• _SOURCE DATA_
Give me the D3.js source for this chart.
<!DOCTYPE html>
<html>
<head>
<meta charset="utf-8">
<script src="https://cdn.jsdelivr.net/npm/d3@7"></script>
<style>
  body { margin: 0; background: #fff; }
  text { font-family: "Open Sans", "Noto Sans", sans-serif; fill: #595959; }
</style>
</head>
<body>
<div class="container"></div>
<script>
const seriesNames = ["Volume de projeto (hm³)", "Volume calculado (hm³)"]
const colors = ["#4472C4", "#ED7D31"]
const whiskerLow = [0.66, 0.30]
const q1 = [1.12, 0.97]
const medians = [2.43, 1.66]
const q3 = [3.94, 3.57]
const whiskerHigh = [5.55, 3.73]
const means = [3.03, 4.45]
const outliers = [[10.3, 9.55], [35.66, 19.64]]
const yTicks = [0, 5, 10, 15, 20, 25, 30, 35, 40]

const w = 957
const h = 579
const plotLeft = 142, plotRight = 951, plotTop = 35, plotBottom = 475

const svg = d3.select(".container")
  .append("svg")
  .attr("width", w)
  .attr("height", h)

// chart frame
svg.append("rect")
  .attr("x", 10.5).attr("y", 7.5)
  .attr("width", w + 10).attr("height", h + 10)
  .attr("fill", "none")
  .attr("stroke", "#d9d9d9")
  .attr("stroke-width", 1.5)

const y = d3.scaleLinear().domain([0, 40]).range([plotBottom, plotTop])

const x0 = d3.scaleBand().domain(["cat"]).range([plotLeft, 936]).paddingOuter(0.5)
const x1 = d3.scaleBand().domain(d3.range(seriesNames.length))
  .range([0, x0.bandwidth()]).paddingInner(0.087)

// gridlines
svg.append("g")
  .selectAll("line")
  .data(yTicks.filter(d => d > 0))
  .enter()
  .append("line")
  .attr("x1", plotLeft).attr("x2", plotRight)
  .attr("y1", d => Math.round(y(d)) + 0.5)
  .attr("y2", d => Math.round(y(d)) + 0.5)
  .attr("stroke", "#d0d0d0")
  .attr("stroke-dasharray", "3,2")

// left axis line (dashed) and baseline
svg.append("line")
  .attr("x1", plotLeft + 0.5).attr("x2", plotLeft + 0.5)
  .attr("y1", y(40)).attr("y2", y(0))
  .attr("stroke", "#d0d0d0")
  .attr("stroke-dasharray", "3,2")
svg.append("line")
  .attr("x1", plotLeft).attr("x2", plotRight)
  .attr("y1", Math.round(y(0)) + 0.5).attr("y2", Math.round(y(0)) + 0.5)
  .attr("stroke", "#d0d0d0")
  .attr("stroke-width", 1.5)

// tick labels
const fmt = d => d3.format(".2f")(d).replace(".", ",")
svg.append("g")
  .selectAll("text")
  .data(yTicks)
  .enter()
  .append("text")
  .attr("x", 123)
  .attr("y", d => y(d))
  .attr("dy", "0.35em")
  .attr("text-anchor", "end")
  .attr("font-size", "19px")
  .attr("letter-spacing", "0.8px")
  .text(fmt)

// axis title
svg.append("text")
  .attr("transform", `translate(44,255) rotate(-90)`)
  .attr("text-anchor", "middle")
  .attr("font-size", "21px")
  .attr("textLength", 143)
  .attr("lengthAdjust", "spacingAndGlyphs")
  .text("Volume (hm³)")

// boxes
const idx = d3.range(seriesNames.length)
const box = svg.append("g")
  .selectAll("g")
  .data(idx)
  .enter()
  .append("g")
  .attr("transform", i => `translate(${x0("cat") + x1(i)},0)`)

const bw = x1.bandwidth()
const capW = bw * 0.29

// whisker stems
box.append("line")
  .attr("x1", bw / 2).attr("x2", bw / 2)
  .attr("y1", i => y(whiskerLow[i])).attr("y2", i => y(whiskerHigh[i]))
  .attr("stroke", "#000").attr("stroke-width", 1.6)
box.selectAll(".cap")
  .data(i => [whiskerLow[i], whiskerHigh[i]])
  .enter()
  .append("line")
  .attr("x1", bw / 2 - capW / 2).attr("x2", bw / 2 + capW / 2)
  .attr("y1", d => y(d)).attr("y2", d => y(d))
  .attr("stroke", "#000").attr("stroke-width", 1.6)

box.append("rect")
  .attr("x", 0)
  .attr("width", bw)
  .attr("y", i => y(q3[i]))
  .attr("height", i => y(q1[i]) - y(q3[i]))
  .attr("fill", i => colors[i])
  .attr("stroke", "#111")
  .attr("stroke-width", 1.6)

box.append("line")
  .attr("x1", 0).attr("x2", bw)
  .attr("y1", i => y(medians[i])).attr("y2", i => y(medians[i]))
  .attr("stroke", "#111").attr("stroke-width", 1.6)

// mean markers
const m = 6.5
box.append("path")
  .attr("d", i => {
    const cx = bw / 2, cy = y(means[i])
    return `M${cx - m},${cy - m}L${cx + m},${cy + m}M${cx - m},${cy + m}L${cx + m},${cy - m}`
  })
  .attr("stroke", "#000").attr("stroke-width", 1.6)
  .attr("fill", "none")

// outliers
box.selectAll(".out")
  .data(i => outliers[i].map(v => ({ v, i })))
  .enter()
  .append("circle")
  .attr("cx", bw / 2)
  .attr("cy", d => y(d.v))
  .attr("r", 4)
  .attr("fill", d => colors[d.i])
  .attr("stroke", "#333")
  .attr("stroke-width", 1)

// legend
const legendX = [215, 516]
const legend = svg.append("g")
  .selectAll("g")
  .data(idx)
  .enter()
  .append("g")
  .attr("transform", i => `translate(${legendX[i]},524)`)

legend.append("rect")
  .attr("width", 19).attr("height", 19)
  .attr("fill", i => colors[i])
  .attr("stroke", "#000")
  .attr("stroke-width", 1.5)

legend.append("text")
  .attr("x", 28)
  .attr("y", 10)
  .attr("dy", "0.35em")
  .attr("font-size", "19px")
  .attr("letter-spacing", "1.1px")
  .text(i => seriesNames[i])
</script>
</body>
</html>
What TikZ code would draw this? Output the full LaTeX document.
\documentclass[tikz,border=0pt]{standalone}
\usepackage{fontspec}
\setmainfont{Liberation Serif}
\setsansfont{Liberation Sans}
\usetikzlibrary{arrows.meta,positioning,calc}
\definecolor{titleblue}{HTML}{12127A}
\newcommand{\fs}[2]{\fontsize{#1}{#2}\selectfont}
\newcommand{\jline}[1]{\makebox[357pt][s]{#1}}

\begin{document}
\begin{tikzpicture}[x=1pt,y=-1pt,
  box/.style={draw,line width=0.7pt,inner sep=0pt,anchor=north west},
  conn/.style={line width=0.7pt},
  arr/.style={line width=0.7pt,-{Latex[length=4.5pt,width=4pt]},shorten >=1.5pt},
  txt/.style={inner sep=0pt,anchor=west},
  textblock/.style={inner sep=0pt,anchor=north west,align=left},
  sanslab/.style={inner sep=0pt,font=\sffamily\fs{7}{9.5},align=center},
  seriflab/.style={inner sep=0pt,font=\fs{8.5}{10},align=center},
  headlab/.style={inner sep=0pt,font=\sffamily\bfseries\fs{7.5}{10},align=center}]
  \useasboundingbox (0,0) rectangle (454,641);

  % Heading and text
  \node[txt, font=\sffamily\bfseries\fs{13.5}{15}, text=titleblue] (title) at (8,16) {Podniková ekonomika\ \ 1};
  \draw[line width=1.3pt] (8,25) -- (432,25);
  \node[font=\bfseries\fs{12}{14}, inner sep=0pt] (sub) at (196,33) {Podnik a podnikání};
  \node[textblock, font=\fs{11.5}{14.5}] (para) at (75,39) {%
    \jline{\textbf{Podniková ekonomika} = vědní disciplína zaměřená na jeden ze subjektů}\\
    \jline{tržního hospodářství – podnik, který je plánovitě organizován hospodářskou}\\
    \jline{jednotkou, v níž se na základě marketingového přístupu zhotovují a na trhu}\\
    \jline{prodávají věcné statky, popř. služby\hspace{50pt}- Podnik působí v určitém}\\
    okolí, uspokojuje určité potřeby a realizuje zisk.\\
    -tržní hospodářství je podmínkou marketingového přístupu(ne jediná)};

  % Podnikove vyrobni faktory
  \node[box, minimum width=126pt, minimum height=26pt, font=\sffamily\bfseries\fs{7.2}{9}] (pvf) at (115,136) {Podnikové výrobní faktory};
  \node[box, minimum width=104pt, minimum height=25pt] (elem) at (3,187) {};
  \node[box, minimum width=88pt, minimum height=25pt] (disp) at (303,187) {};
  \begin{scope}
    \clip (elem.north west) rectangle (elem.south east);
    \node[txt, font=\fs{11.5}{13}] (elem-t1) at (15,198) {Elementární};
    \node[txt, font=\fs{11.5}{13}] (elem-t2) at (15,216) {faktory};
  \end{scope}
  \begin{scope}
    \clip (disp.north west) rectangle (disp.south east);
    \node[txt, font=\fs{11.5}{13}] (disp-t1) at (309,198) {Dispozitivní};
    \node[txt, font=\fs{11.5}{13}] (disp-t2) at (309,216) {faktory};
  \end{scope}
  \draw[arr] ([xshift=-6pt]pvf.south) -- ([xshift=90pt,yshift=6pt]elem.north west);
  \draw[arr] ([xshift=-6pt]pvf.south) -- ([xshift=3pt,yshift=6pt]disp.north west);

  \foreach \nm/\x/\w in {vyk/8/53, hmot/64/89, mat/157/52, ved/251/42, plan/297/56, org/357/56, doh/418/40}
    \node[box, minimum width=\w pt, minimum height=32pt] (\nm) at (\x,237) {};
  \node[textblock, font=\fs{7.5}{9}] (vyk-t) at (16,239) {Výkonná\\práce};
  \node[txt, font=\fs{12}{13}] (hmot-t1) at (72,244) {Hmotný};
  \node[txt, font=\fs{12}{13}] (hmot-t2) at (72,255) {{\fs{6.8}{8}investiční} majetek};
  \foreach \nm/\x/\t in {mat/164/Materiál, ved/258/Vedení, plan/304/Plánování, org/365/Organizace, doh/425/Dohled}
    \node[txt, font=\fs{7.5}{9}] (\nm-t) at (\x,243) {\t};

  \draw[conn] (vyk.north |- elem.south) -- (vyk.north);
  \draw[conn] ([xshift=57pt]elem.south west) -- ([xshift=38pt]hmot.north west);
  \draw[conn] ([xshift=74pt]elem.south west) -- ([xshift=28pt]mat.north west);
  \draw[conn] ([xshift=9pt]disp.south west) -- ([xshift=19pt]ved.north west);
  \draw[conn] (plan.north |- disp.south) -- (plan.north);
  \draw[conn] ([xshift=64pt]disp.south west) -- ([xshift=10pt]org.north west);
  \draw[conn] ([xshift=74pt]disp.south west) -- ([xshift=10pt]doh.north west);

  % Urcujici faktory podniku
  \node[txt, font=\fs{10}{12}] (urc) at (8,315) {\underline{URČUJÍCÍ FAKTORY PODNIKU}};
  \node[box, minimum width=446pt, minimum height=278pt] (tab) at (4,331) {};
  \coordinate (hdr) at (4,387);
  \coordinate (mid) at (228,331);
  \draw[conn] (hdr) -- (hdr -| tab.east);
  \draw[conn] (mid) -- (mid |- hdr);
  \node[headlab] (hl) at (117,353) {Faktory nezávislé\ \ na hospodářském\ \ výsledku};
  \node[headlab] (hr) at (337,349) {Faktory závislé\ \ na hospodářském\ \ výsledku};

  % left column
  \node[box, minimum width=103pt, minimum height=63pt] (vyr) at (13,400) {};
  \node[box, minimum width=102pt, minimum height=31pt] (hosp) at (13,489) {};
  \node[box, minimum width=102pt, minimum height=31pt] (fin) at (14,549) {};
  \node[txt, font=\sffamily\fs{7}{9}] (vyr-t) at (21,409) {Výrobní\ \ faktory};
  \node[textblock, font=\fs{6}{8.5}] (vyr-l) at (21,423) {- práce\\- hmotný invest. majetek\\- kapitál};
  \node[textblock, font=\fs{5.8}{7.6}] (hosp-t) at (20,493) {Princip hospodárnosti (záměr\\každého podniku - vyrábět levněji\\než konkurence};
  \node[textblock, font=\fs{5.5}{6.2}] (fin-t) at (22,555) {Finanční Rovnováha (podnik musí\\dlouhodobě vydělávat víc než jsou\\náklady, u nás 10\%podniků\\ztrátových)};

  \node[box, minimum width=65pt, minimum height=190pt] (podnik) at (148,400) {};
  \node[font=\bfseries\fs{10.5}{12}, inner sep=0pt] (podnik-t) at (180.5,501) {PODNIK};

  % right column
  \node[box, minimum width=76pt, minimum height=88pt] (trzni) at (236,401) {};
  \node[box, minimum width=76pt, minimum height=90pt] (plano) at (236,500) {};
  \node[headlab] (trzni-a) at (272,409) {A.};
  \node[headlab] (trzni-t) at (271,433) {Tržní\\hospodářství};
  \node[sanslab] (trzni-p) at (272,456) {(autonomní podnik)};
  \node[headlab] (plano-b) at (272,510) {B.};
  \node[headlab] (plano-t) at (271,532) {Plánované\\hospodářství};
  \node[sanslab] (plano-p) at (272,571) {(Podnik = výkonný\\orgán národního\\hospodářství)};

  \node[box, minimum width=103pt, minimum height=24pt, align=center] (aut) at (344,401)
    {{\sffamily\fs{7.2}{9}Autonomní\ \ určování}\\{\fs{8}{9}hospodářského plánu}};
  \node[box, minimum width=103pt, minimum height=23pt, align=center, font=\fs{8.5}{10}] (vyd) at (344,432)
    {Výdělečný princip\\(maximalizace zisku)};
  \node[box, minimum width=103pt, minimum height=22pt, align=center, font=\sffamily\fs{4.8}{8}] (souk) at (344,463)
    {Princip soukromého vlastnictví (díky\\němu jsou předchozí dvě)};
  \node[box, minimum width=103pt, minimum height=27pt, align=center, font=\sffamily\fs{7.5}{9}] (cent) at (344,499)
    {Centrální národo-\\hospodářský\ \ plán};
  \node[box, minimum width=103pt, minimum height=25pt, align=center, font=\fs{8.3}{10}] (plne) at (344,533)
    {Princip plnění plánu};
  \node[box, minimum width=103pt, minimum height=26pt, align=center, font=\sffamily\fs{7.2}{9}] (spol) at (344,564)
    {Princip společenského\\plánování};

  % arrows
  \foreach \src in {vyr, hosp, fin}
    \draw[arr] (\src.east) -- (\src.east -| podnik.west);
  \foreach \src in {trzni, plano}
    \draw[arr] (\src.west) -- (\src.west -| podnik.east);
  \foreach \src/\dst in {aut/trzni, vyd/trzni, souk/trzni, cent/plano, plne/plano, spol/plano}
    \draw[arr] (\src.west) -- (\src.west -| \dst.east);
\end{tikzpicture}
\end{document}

• _INSTRUCTION_
Find the lines above that contain the word "chart" and collect them.

• _THE COMPLETED TASK_
Give me the D3.js source for this chart.
// chart frame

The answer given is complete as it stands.